While this is partial recompense for the original mistaken reporting, what it lacks is a sincere apology for the original tweet, which could have potentially ignited further violence, since it quotes unnamed farmers as saying that “the ‘sacrifice’ (of the person allegedly shot by the police) will not go in vain”. Why should journalists be airing veiled threats of violence, and that too from unnamed sources, when such threats of violence are unacceptable and carry possible jail terms if proven.

And it wasn’t only Sardesai making this blooper. Another publication with no love lost for the Narendra Modi government, The Caravan, tweeted the same misinformation. The magazine tweeted: “Navneet Singh, a 34-year-old #farmer protester from Uttarakhand, was shot and killed at ITO this afternoon, acc to an eyewitness. The shooting took place outside the Andhra Education Society on Deen Dayal Upadhyaya Marg, he said. #FarmerProtest.”

Again, which journalist worth his salt will tweet out unverified allegations without a police input to the story? And that too right in the midst of a violent mob attack on policemen. How can any responsible journalist pour ghee in the fire when tempers and anger run so high? Do journalists have no responsibility to help keep the violence down, even assuming the report of police firing was actually true? Legitimate use of force by an outnumbered police force does not call for such reporting.

The police have since filed FIRs against some journalists, including Sardesai, for “seditious” tweets. This, again, is overkill. What they should be asked to do is apologise without “ifs and buts”. If they don’t, they will stand exposed for being indirect agent provocateurs.

But even a supposedly responsible watchdog of journalism like the Editors Guild of India, of which I am a part, does not get it. Its statement condemning the FIRs said: “It must be noted that on the day of the protest and high action, several reports were emerging from eyewitnesses on the ground as well as from the police, and therefore it was only natural for journalists to report all the details as they emerged. This is in line with established norms of journalistic practice.”

In short, shouting “fire” in a crowded place is an “established” norm of “journalistic practice”.

If you look a little deeper, the real problem is not that some journalists may make mistakes in tweets or reportage in the midst of a high-decibel protest that includes violent activity. It is about suspending basic journalistic scepticism when hearing allegations from one side or the other and not cross-checking before putting out information that you have not personally witnessed or observed.

Throughout this two-months-old protest by farmers, some journalists have been willing to accept all the claims made by the protesters at face value, while denying (or ignoring) counter-claims and the silent opposition to it.

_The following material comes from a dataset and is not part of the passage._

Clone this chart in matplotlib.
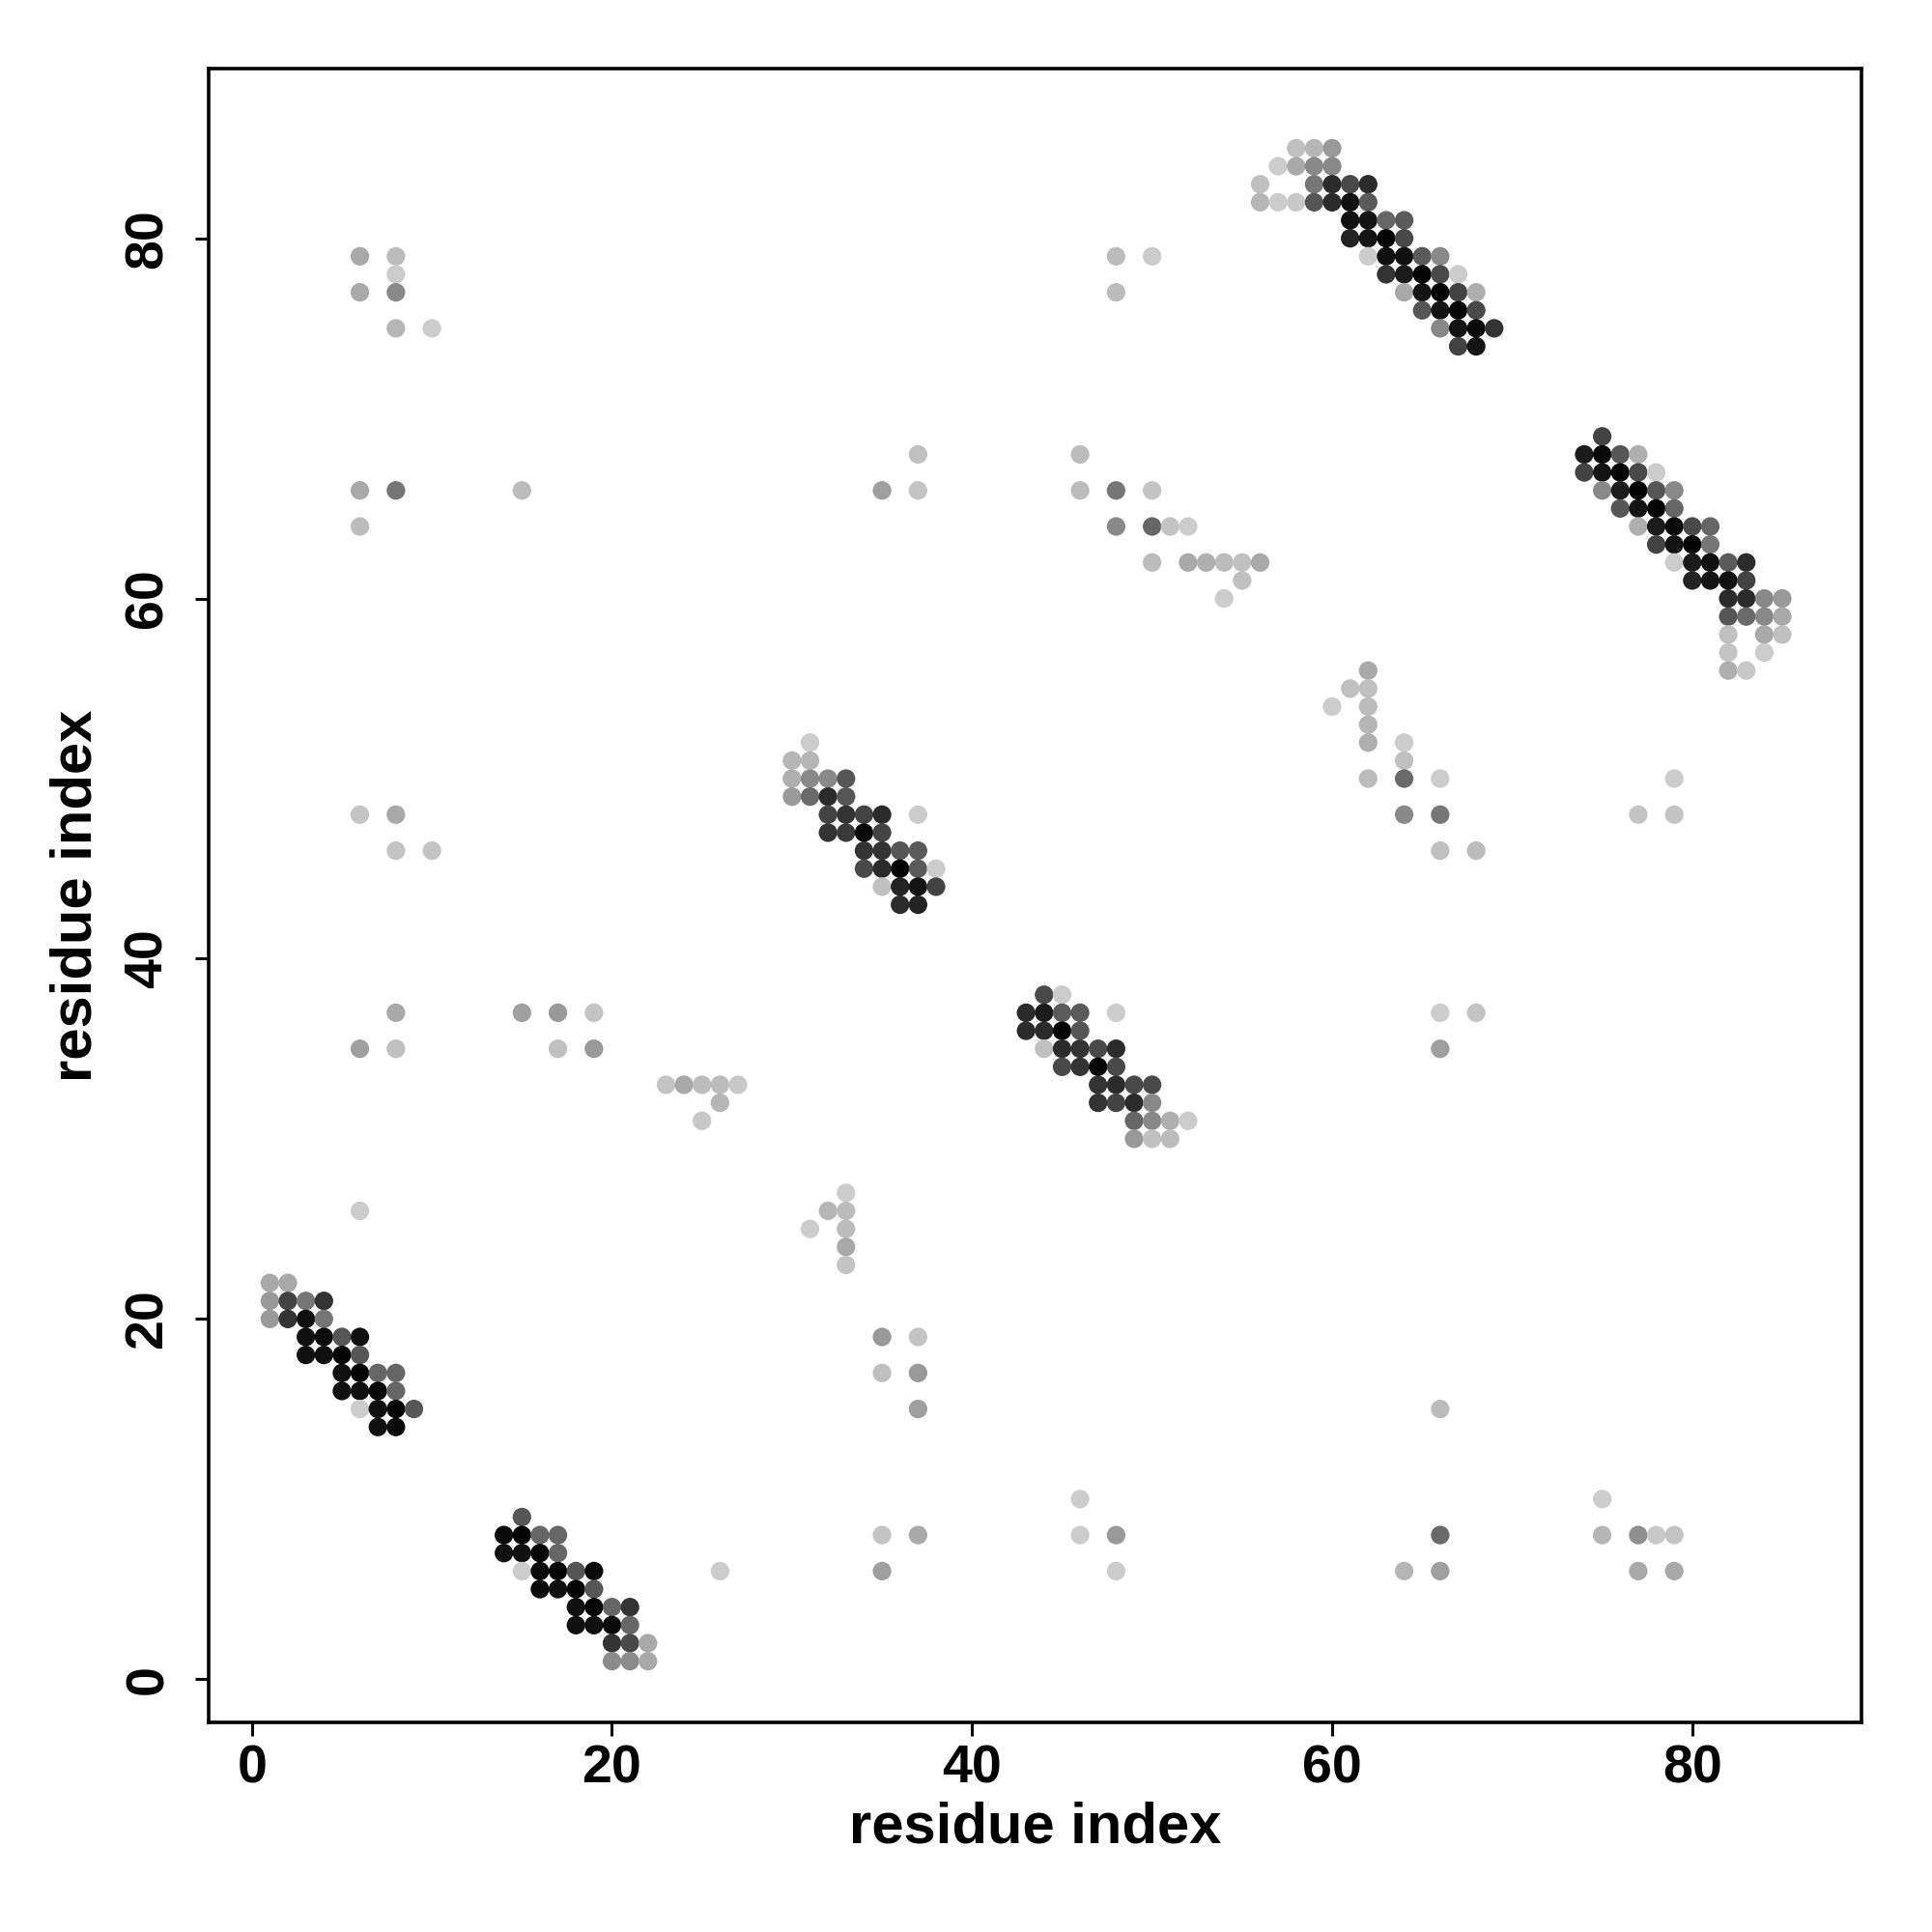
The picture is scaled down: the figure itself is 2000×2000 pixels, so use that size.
import numpy as np
import matplotlib
matplotlib.use("Agg")
import matplotlib.pyplot as plt

# residue pairs (x = residue i, y = residue j) and contact probability p
res_i = [
    # block near (1..9, 14..22)
    6, 1, 2, 1, 2, 3, 4, 1, 2, 3, 4, 3, 4, 5, 6, 3, 4, 5, 6, 5, 6, 7, 8, 5, 6, 7, 8,
    6, 7, 8, 9, 7, 8,
    # block near (14..22, 1..9)
    15, 14, 15, 16, 17, 14, 15, 16, 17, 15, 16, 17, 18, 19, 26, 16, 17, 18, 19,
    18, 19, 20, 21, 18, 19, 20, 21, 20, 21, 22, 20, 21, 22,
    # scattered, lower left
    8, 6, 8, 15, 17, 19, 17, 19, 23, 24, 25, 26, 27, 26, 25,
    # scattered, upper left
    6, 8, 8, 6, 8, 8, 10, 6, 8, 15, 6, 6, 8, 8, 10,
    # block near (30..38, 43..52)
    31, 30, 31, 30, 31, 32, 33, 30, 31, 32, 33, 32, 33, 34, 35, 37, 32, 33, 34, 35,
    34, 35, 36, 37, 34, 35, 36, 37, 38, 35, 36, 37, 38, 36, 37,
    # scattered near x = 31..37, low y
    33, 32, 33, 31, 33, 33, 33, 35, 37, 35, 37, 37, 35, 37, 35,
    # scattered, upper middle
    48, 50, 48, 37, 35, 37, 46, 46, 48, 50, 48, 50, 51, 52, 50, 52, 53, 54, 55, 56, 55, 54,
    # block near (56..69, 74..85)
    58, 59, 60, 57, 58, 59, 60, 56, 59, 60, 61, 62, 56, 57, 58, 59, 60, 61, 62,
    61, 62, 63, 64, 61, 62, 63, 64, 62, 63, 64, 65, 66, 63, 64, 65, 66, 67,
    64, 65, 66, 67, 68, 65, 66, 67, 68, 66, 67, 68, 69, 67, 68,
    # scattered, right middle
    62, 61, 62, 60, 62, 62, 62, 64, 64, 62, 64, 66, 79, 64, 66, 77, 79, 66, 68,
    # block near (74..85, 56..69)
    75, 74, 75, 76, 77, 74, 75, 76, 77, 78, 75, 76, 77, 78, 79, 76, 77, 78, 79,
    77, 78, 79, 80, 81, 78, 79, 80, 81, 79, 80, 81, 82, 83, 80, 81, 82, 83,
    82, 83, 84, 85, 82, 83, 84, 85, 82, 84, 85, 82, 84, 82, 83,
    # block near (43..52, 30..38)
    44, 45, 43, 44, 45, 46, 48, 43, 44, 45, 46, 44, 45, 46, 47, 48, 45, 46, 47, 48,
    47, 48, 49, 50, 47, 48, 49, 50, 49, 50, 51, 52, 49, 50, 51,
    # scattered, lower right
    66, 68, 66, 66, 46, 46, 48, 48, 64, 66, 66, 75, 75, 77, 78, 79, 77, 79,
]

res_j = [
    26, 22, 22, 21, 21, 21, 21, 20, 20, 20, 20, 19, 19, 19, 19, 18, 18, 18, 18,
    17, 17, 17, 17, 16, 16, 16, 16, 15, 15, 15, 15, 14, 14,
    9, 8, 8, 8, 8, 7, 7, 7, 7, 6, 6, 6, 6, 6, 6, 5, 5, 5, 5,
    4, 4, 4, 4, 3, 3, 3, 3, 2, 2, 2, 1, 1, 1,
    37, 35, 35, 37, 37, 37, 35, 35, 33, 33, 33, 33, 33, 32, 31,
    79, 79, 78, 77, 77, 75, 75, 66, 66, 66, 64, 48, 48, 46, 46,
    52, 51, 51, 50, 50, 50, 50, 49, 49, 49, 49, 48, 48, 48, 48, 48, 47, 47, 47, 47,
    46, 46, 46, 46, 45, 45, 45, 45, 45, 44, 44, 44, 44, 43, 43,
    27, 26, 26, 25, 25, 24, 23, 19, 19, 17, 17, 15, 8, 8, 6,
    79, 79, 77, 68, 66, 66, 68, 66, 66, 66, 64, 64, 64, 64, 62, 62, 62, 62, 62, 62, 61, 60,
    85, 85, 85, 84, 84, 84, 84, 83, 83, 83, 83, 83, 82, 82, 82, 82, 82, 82, 82,
    81, 81, 81, 81, 80, 80, 80, 80, 79, 79, 79, 79, 79, 78, 78, 78, 78, 78,
    77, 77, 77, 77, 77, 76, 76, 76, 76, 75, 75, 75, 75, 74, 74,
    56, 55, 55, 54, 54, 53, 52, 52, 51, 50, 50, 50, 50, 48, 48, 48, 48, 46, 46,
    69, 68, 68, 68, 68, 67, 67, 67, 67, 67, 66, 66, 66, 66, 66, 65, 65, 65, 65,
    64, 64, 64, 64, 64, 63, 63, 63, 63, 62, 62, 62, 62, 62, 61, 61, 61, 61,
    60, 60, 60, 60, 59, 59, 59, 59, 58, 58, 58, 57, 57, 56, 56,
    38, 38, 37, 37, 37, 37, 37, 36, 36, 36, 36, 35, 35, 35, 35, 35, 34, 34, 34, 34,
    33, 33, 33, 33, 32, 32, 32, 32, 31, 31, 31, 31, 30, 30, 30,
    37, 37, 35, 15, 10, 8, 8, 6, 6, 8, 6, 10, 8, 8, 8, 8, 6, 6,
]

prob = [
    0.00, 0.17, 0.17, 0.25, 0.67, 0.42, 0.75, 0.25, 0.75, 0.92, 0.42,
    0.92, 0.95, 0.58, 0.92, 0.92, 0.92, 0.98, 0.58,
    0.92, 0.98, 0.50, 0.50, 0.92, 0.92, 0.98, 0.50, 0.00, 0.92, 0.98, 0.58, 0.92, 0.95,
    0.58, 0.95, 0.98, 0.50, 0.50, 0.92, 0.92, 0.98, 0.50,
    0.00, 0.95, 0.98, 0.58, 0.95, 0.00, 0.95, 0.92, 0.98, 0.58,
    0.92, 0.98, 0.50, 0.75, 0.92, 0.92, 0.95, 0.50, 0.75, 0.64, 0.17, 0.32, 0.32, 0.17,
    0.17, 0.22, 0.06, 0.22, 0.25, 0.04, 0.06, 0.25, 0.04, 0.17, 0.08, 0.08, 0.02, 0.11, 0.02,
    0.17, 0.08, 0.00, 0.17, 0.33, 0.11, 0.00, 0.17, 0.42, 0.08, 0.08, 0.04, 0.17, 0.04, 0.04,
    0.00, 0.11, 0.11, 0.14, 0.33, 0.33, 0.58, 0.25, 0.48, 0.79, 0.58,
    0.67, 0.75, 0.67, 0.79, 0.00, 0.75, 0.72, 0.95, 0.67,
    0.75, 0.75, 0.58, 0.56, 0.64, 0.79, 0.98, 0.56, 0.00, 0.06, 0.83, 0.90, 0.67, 0.79, 0.83,
    0.00, 0.11, 0.08, 0.00, 0.08, 0.17, 0.04, 0.25, 0.04, 0.06, 0.25, 0.22, 0.04, 0.17, 0.22,
    0.08, 0.00, 0.08, 0.06, 0.22, 0.04, 0.08, 0.08, 0.42, 0.04, 0.33, 0.50, 0.04, 0.00,
    0.08, 0.17, 0.14, 0.08, 0.06, 0.17, 0.06, 0.00,
    0.06, 0.11, 0.25, 0.00, 0.17, 0.33, 0.33, 0.06, 0.42, 0.79, 0.64, 0.79,
    0.11, 0.00, 0.02, 0.58, 0.79, 0.92, 0.56,
    0.92, 0.90, 0.50, 0.56, 0.83, 0.90, 0.98, 0.64, 0.00, 0.92, 0.92, 0.56, 0.33,
    0.75, 0.87, 0.98, 0.64, 0.00,
    0.17, 0.90, 0.98, 0.67, 0.14, 0.58, 0.90, 0.98, 0.64, 0.33, 0.90, 0.95, 0.75, 0.67, 0.90,
    0.17, 0.06, 0.06, 0.00, 0.08, 0.11, 0.14, 0.00, 0.06, 0.08, 0.48, 0.00, 0.00,
    0.33, 0.42, 0.04, 0.04, 0.06, 0.08,
    0.67, 0.87, 0.95, 0.58, 0.14, 0.67, 0.90, 0.98, 0.64, 0.00, 0.33, 0.87, 0.98, 0.58, 0.33,
    0.58, 0.90, 0.98, 0.50,
    0.14, 0.87, 0.95, 0.64, 0.50, 0.67, 0.90, 0.98, 0.42, 0.00, 0.87, 0.92, 0.56, 0.79,
    0.83, 0.90, 0.92, 0.67,
    0.79, 0.79, 0.33, 0.25, 0.58, 0.48, 0.33, 0.17, 0.06, 0.17, 0.06, 0.04, 0.00, 0.14, 0.02,
    0.64, 0.00, 0.79, 0.87, 0.56, 0.56, 0.00, 0.79, 0.79, 0.98, 0.58,
    0.06, 0.79, 0.75, 0.64, 0.79, 0.64, 0.75, 0.98, 0.64,
    0.75, 0.79, 0.64, 0.64, 0.75, 0.67, 0.79, 0.33, 0.50, 0.33, 0.14, 0.00, 0.25, 0.06, 0.08,
    0.00, 0.04, 0.22, 0.08, 0.00, 0.00, 0.25, 0.00, 0.11, 0.48, 0.22,
    0.00, 0.11, 0.30, 0.02, 0.04, 0.17, 0.17,
]

x_ticks = [0, 20, 40, 60, 80]
y_ticks = [0, 20, 40, 60, 80]
x_label = "residue index"
y_label = "residue index"

assert len(res_i) == len(res_j) == len(prob), (len(res_i), len(res_j), len(prob))

plt.rcParams['font.family'] = ['Liberation Sans', 'DejaVu Sans']
plt.rcParams['font.weight'] = 'bold'

fig = plt.figure(figsize=(10, 10), dpi=200)
ax = fig.add_axes([0.108, 0.1085, 0.8555, 0.8558])

p = np.asarray(prob)
shade = 0.8 * (1.0 - p)
colors = np.column_stack([shade, shade, shade])
ax.scatter(res_i, res_j, s=48, c=colors, linewidths=0, zorder=3)

ax.set_xlim(-2.4, 89.4)
ax.set_ylim(-2.4, 89.4)
ax.set_xticks(x_ticks)
ax.set_yticks(y_ticks)
ax.set_xticklabels([str(t) for t in x_ticks], fontsize=20, fontweight='bold')
ax.set_yticklabels([str(t) for t in y_ticks], fontsize=20, fontweight='bold',
                   rotation=90, va='center')
ax.tick_params(axis='x', length=5, width=1.1, pad=3)
ax.tick_params(axis='y', length=5, width=1.1, pad=8)
for sp in ax.spines.values():
    sp.set_linewidth(1.3)

fig.text(0.5357, 0.054, x_label, ha='center', va='center', fontsize=21.5, fontweight='bold')
fig.text(0.0395, 0.5365, y_label, ha='center', va='center', rotation=90,
         fontsize=21.5, fontweight='bold')

fig.savefig("out.png", dpi=200, facecolor='white')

Three bits of fake narrative are worth noting:

One, that it was a “peaceful” protest. Can the blocking of public spaces be called peaceful, when the force of numbers has been used to deny other citizens the right to use public spaces? Can the destruction and deactivation of over 1,500 mobile towers be called anything but violent activity? And, after the events of 26 January, no one can even maintain this claim. It’s all on video.

Two, throughout this eyeball-to-eyeball confrontation, where hordes of farmers were holding a gun to the government’s head, few anti-government journalists even bothered to point out that the government was making repeated concessions, and it was the farmers who were intransigent. Suppressio veri, suggestio falsi.

Three, very little was said about the silent majority’s rights, or the farmers who were happy to accept the farm laws as beneficial to them. Right from the outset, it was deemed to be an all-India agitation by aggrieved farmers, when it was obvious to everyone that farmers from Punjab, Haryana and western Uttar Pradesh were the main drivers of the protests.

Few journos even bothered to point out the hypocritical behaviour of farmers who came to talks and refused to eat state-provided food, even though their basic demand was that the state should feed them with endless subsidies by procuring rice and wheat at well above market prices.

The real problem, in one line, is not the occasional mistaken story or tweet, but a suspension of basic journalistic scepticism over claims and counter-claims. A journalist who is willing to be sold a pup just because he believes in the cause of one party cannot truly do good journalism. That’s the moral of the story.